Ruger PC Carbine 9mm rifle
It's going to be painful to return this PC Carbine to Guns.com. (Photo: Kristin Alberts/Guns.com)


In addition to the test model Takedown – which we don’t want to send back – Ruger really does build a model variant to suit most every shooter, even those in gun-unfriendly states. There are versions with an AR-style free-floating aluminum handguard and six-position buttstock. 

Some are red, white, and blue as part of the company’s flag series, while others are camo, OD Green, or FDE. Several use Magpul’s cutout Backpacker stock. Ruger even offers several different “state compliant” models with features and magazines tailored to appease their limiting locales. 

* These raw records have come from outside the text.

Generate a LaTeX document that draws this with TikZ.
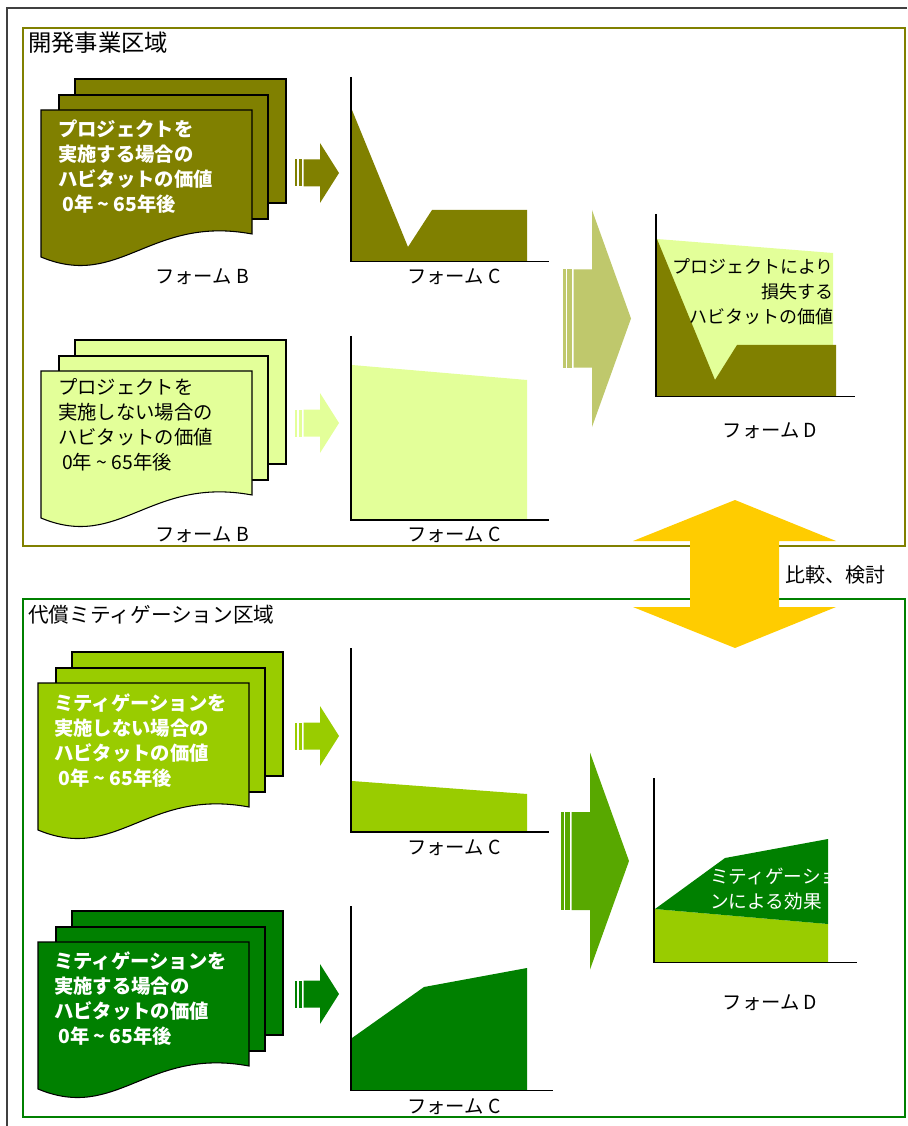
\documentclass[tikz,border=0pt]{standalone}
\usepackage{fontspec}
\setmainfont{Noto Sans CJK JP}
\definecolor{olv}{HTML}{808000}
\definecolor{lgt}{HTML}{E3FF99}
\definecolor{olvarrow}{HTML}{BFC86C}
\definecolor{brg}{HTML}{99CC00}
\definecolor{dkg}{HTML}{008000}
\definecolor{midg}{HTML}{58A800}
\definecolor{yel}{HTML}{FFCC00}
\definecolor{framec}{HTML}{404040}
\tikzset{
  sheet/.style={draw=black, line width=0.8pt},
  axisline/.style={draw=black, line width=1pt},
  formlbl/.style={font=\fontsize{14.5}{16}\selectfont, inner sep=0pt},
  titlelbl/.style={font=\fontsize{15.5}{18}\selectfont, inner sep=0pt, anchor=west},
  doctext/.style={font=\fontsize{14.5}{18.75}\selectfont\bfseries, inner sep=0pt, anchor=north west, align=left},
  plaintext/.style={font=\fontsize{13.5}{18.75}\selectfont, inner sep=0pt, align=left},
}
\newcommand\DocStack[3]{%
  \begin{scope}[shift={(#1,#2)}]
    \path[sheet, fill=#3] (34,-31) rectangle (245,93);
    \path[sheet, fill=#3] (18,-15) rectangle (227,109);
    \path[sheet, fill=#3] (0,0) -- (211,0) -- (211,124) .. controls (109,105) and (79,180) .. (0,147) -- cycle;
  \end{scope}}
\newcommand\SmallArrow[2]{%
  \begin{scope}[shift={(295,#1)}]
    \fill[#2] (0,-13.5) rectangle (2,13.5);
    \fill[#2] (3.5,-13.5) rectangle (7,13.5);
    \fill[#2] (8.5,-13.5) -- (25,-13.5) -- (25,-30) -- (44,0) -- (25,30) -- (25,13.5) -- (8.5,13.5) -- cycle;
  \end{scope}}
\newcommand\BigArrow[3]{%
  \begin{scope}[shift={(#1,#2)}]
    \fill[#3] (0,-49) rectangle (3,49);
    \fill[#3] (4.3,-49) rectangle (9,49);
    \fill[#3] (10.5,-49) -- (29,-49) -- (29,-108.5) -- (68,0) -- (29,108.5) -- (29,49) -- (10.5,49) -- cycle;
  \end{scope}}
\begin{document}
\begin{tikzpicture}[x=0.75pt,y=-0.75pt]
\useasboundingbox (0,0) rectangle (907,1126);
% outer frame
\draw[framec, line width=0.8pt] (907,8) -- (7,8) -- (7,1126);
% section boxes
\draw[olv, line width=1.6pt] (23,28) rectangle (905,546);
\draw[dkg, line width=1.6pt] (23,599) rectangle (905,1117);
\node[titlelbl, font=\fontsize{17.5}{20}\selectfont] (t1) at (28,43) {開発事業区域};
\node[titlelbl] (t2) at (28,615) {代償ミティゲーション区域};

% ---------- top section ----------
\DocStack{41}{110}{olv}
\node[doctext, text=white] (b1) at (58,119) {プロジェクトを\\実施する場合の\\ハビタットの価値\\\hspace{3pt}0年 \textasciitilde{} 65年後};
\node[formlbl] (fb1) at (202,277) {フォーム B};
\SmallArrow{173}{olv}
\fill[olv] (352,110) -- (408,247) -- (432,210) -- (527,210) -- (527,261) -- (352,261) -- cycle;
\draw[axisline] (351,77) -- (351,261.5) -- (549,261.5);
\node[formlbl] (fc1) at (454,277) {フォーム C};

\DocStack{41}{371}{lgt}
\node[plaintext, font=\fontsize{14.5}{18.75}\selectfont, anchor=north west] (b2) at (58,378.5) {プロジェクトを\\実施しない場合の\\ハビタットの価値\\\hspace{3pt}0年 \textasciitilde{} 65年後};
\node[formlbl] (fb2) at (202,535) {フォーム B};
\SmallArrow{423}{lgt}
\fill[lgt] (352,365) -- (527,380) -- (527,520) -- (352,520) -- cycle;
\draw[axisline] (351,336) -- (351,520) -- (549,520);
\node[formlbl] (fc2) at (454,535) {フォーム C};

\BigArrow{563}{318.5}{olvarrow}
% form D top
\fill[lgt] (657,239) -- (833,253) -- (833,396) -- (657,396) -- cycle;
\fill[olv] (657,239) -- (715,380) -- (737,345) -- (836,345) -- (836,396) -- (657,396) -- cycle;
\draw[axisline] (656,214) -- (656,396.5) -- (855,396.5);
\node[plaintext, align=right, anchor=north east] (d1txt) at (834,258.5) {プロジェクトにより\\損失する\\ハビタットの価値};
\node[formlbl] (fd1) at (770,431) {フォーム D};

% ---------- comparison arrow ----------
\fill[yel] (735,500) -- (836,541) -- (779,541) -- (779,607) -- (836,607) -- (735,648) -- (633,607) -- (690,607) -- (690,541) -- (633,541) -- cycle;
\node[formlbl, font=\fontsize{15}{16}\selectfont] (cmp) at (835,575) {比較、検討};

% ---------- bottom section ----------
\DocStack{38}{683}{brg}
\node[doctext, text=white] (b3) at (54,693) {ミティゲーションを\\実施しない場合の\\ハビタットの価値\\\hspace{3pt}0年 \textasciitilde{} 65年後};
\SmallArrow{736}{brg}
\fill[brg] (352,781) -- (527,794) -- (527,832) -- (352,832) -- cycle;
\draw[axisline] (351,648) -- (351,832) -- (549,832);
\node[formlbl] (fc3) at (454,848) {フォーム C};

\DocStack{38}{942}{dkg}
\node[doctext, text=white] (b4) at (54,951) {ミティゲーションを\\実施する場合の\\ハビタットの価値\\\hspace{3pt}0年 \textasciitilde{} 65年後};
\SmallArrow{994}{dkg}
\fill[dkg] (352,1038) -- (424,987) -- (527,968) -- (527,1090) -- (352,1090) -- cycle;
\draw[axisline] (351,906) -- (351,1090.5) -- (553,1090.5);
\node[formlbl] (fc4) at (454,1107) {フォーム C};

\BigArrow{561}{861}{midg}
% form D bottom
\fill[brg] (655,909) -- (828,924) -- (828,962) -- (655,962) -- cycle;
\fill[dkg] (655,909) -- (725,858) -- (828,839) -- (828,924) -- cycle;
\begin{scope}
\clip (655,830) rectangle (829,962);
\node[plaintext, font=\fontsize{14}{18.75}\selectfont, text=white, anchor=north west] (d2txt) at (710,868) {ミティゲーショ\\ンによる効果};
\end{scope}
\draw[axisline] (654,778) -- (654,962.5) -- (857,962.5);
\node[formlbl] (fd2) at (770,1003) {フォーム D};
\end{tikzpicture}
\end{document}
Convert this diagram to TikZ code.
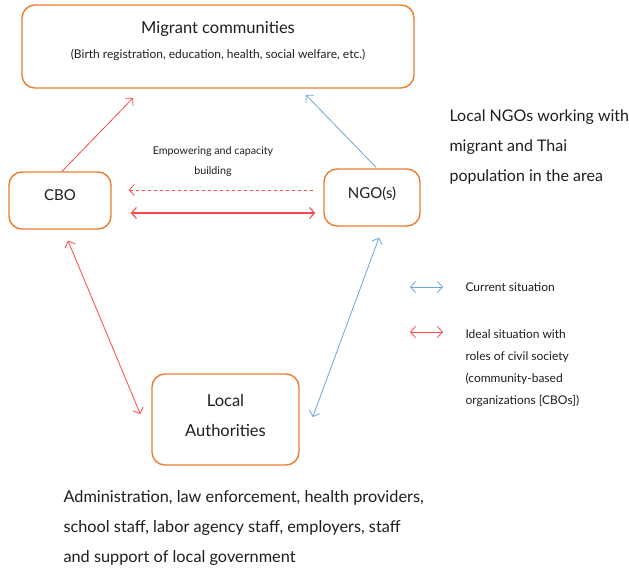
\documentclass[tikz,border=0pt]{standalone}
\usepackage{fontspec}
\setmainfont{Lato}
\usetikzlibrary{arrows.meta}

\definecolor{boxorange}{RGB}{237,125,49}
\definecolor{idealred}{RGB}{255,70,70}
\definecolor{currentblue}{RGB}{110,165,222}
\definecolor{txtgray}{RGB}{30,30,30}

\tikzset{
    actor/.style={draw=boxorange, line width=1.4pt, rounded corners=13pt},
    ideal/.style={draw=idealred, line width=0.8pt},
    current/.style={draw=currentblue, line width=0.8pt},
    >={Straight Barb[length=5pt, width=11pt]}
}

\begin{document}
\begin{tikzpicture}[x=1pt, y=-1pt, every node/.style={text=txtgray}]
    \useasboundingbox (0,0) rectangle (629,570);

    % Target group on top
    \node[actor, minimum width=392pt, minimum height=83pt] (mig) at (218,46.5) {};
    \node[font=\fontsize{16.5}{18}\selectfont] (migtitle) at (218,29) {Migrant communities};
    \node[font=\fontsize{12}{14}\selectfont] (migsub) at (218,55) {(Birth registration, education, health, social welfare, etc.)};

    % Civil society actors
    \node[actor, minimum width=102pt, minimum height=57pt, text depth=10pt, font=\fontsize{15}{18}\selectfont] (cbo) at (60,200.5) {CBO};
    \node[actor, minimum width=96pt, minimum height=57pt, text depth=10pt, font=\fontsize{15}{18}\selectfont] (ngo) at (372,197.5) {NGO(s)};

    % Local authorities
    \node[actor, minimum width=147pt, minimum height=91pt, text depth=9pt, align=center, font=\fontsize{16.5}{30}\selectfont] (la) at (225.5,419.5) {Local\\Authorities};

    % Links up to the communities
    \coordinate (migL) at (133,98);
    \coordinate (migR) at (306,95);
    \draw[ideal, ->] ([xshift=2pt]cbo.north) -- (migL);
    \draw[current, ->] ([shift={(4pt,1pt)}]ngo.north) -- (migR);

    % CBO <-> NGO
    \node[font=\fontsize{10.7}{20}\selectfont, align=center] (emp) at (213,162) {Empowering and capacity\\building};
    \draw[ideal, dashed, <-, shorten <=17pt, shorten >=9pt] ([yshift=10.5pt]cbo.east) -- ([yshift=10.5pt]cbo.east -| ngo.west);
    \draw[ideal, line width=1.1pt, <->, shorten <=19pt, shorten >=8pt] ([yshift=-12.5pt]cbo.east) -- ([yshift=-12.5pt]cbo.east -| ngo.west);

    % Links down to the authorities
    \draw[ideal, <->] ([shift={(8pt,-11pt)}]cbo.south) -- ([shift={(-11pt,5.5pt)}]la.west);
    \draw[current, <->] ([shift={(7pt,-11pt)}]ngo.south) -- ([shift={(13pt,2.5pt)}]la.east);

    % Side note on NGOs
    \node[anchor=north west, align=left, font=\fontsize{16}{30}\selectfont] (ngonote) at (446,106) {Local NGOs working with\\migrant and Thai\\population in the area};

    % Legend
    \node[anchor=west, font=\fontsize{12}{22}\selectfont] (curtxt) at (462,287) {Current situation};
    \draw[current, <->] ([xshift=-52pt]curtxt.west) -- ([xshift=-19pt]curtxt.west);
    \node[anchor=north west, align=left, font=\fontsize{12}{22}\selectfont] (idealtxt) at (462,326) {Ideal situation with\\roles of civil society\\(community-based\\organizations [CBOs])};
    \draw[ideal, <->] ([xshift=-52pt]idealtxt.north west |- 0,332) -- ([xshift=-19pt]idealtxt.north west |- 0,332);

    % Who the authorities are
    \node[anchor=north west, align=left, font=\fontsize{16.3}{30}\selectfont] (lanote) at (60,487) {Administration, law enforcement, health providers,\\school staff, labor agency staff, employers, staff\\and support of local government};
\end{tikzpicture}
\end{document}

Regardless of the model features, all PC Carbines feed from detachable magazines. Most ship with many with 17-round capacities, while others are limited to 10. Retail pricing runs from $779 to $1,009, with real-world prices often lower, since the platform has been around for a good number of years. 
 

Field Testing

 

Ruger PC Carbine 9mm rifle
Controls are ambidextrous with a reversible mag release and charging handle. (Photo: Kristin Alberts/Guns.com)


One of the first features to impress are the ambidextrous, reversible controls. The charging handle is simply threaded into place and can be quickly changed from right to left. 

Likewise, the mag release button is reversible. Not only are these features handy for lefties, but some shooters prefer to remain in firing position while manipulating controls with their non-dominant hand. 

With an unloaded weight of 6.8 pounds, this darling has enough heft to completely negate the already-light 9mm recoil, yet remains light enough to feel handy on the move. 
 

Accuracy...

 

Ruger PC Carbine 9mm rifle
A PCC isn't a precision rifle, but five-shot groups were tight firing while fairly quickly from the bench. (Photo: Kristin Alberts/Guns.com)


We played around with steel and reactive targets but also shot a few accuracy groups. While no PCC is marketed as a precision rifle, the combination of a heavy contour barrel, crisp trigger, and control-enhancing features make this a surprisingly capable shooter. 

Accuracy groups were as expected, firing five shots fairly quickly from the bench. We’re not talking MOA groups, but definitely above-average in the 9mm world. Because we were digging the aftermarket Tandemkross fiber-optic irons, we went sans optic; however, a fast-acquiring reflex sight or red dot would excel here. 
 

... And Reliability

We headed to the range with a mix of common 9mm ammunition offerings from Hornady, Federal, Winchester, Blazer, and SIG Sauer. We dared the PC Carbine to fail with cheap casings, alternated FMJ with hollow points – and the gun just runs, plain and simple. 

Because the gun uses so many common magazines, it’s no stretch to grab a handful of mags and have them loaded up at the beginning of a range session to keep the targets engaged. 

The biggest downfall? It’s incredibly simple to burn through copious amounts of 9mm food on the range. 
 

The PC Carbine’s Uses

 

With its takedown feature, compact fit, low recoil, and cheap ammo opportunities, the PC Carbine is versatile for uses from home defense to competition. (Photo: Kristin Alberts/Guns.com)


Like most PCCs on the market, options for maximizing the potential of the PC Carbine are already many. Add in the variety of model types, and those uses expand even further. No matter the setup, these are some of the most enjoyable plinking companions, with low recoil, cheap ammo, rapid operations, accuracy, and compact fit. 

PCC competition shooting also continues to boom, while other shooters have found the metrics and rapid firepower ideal for home and personal defense. Hunting is more of a stretch, but a reliable PCC certainly earns its keep around the ranch.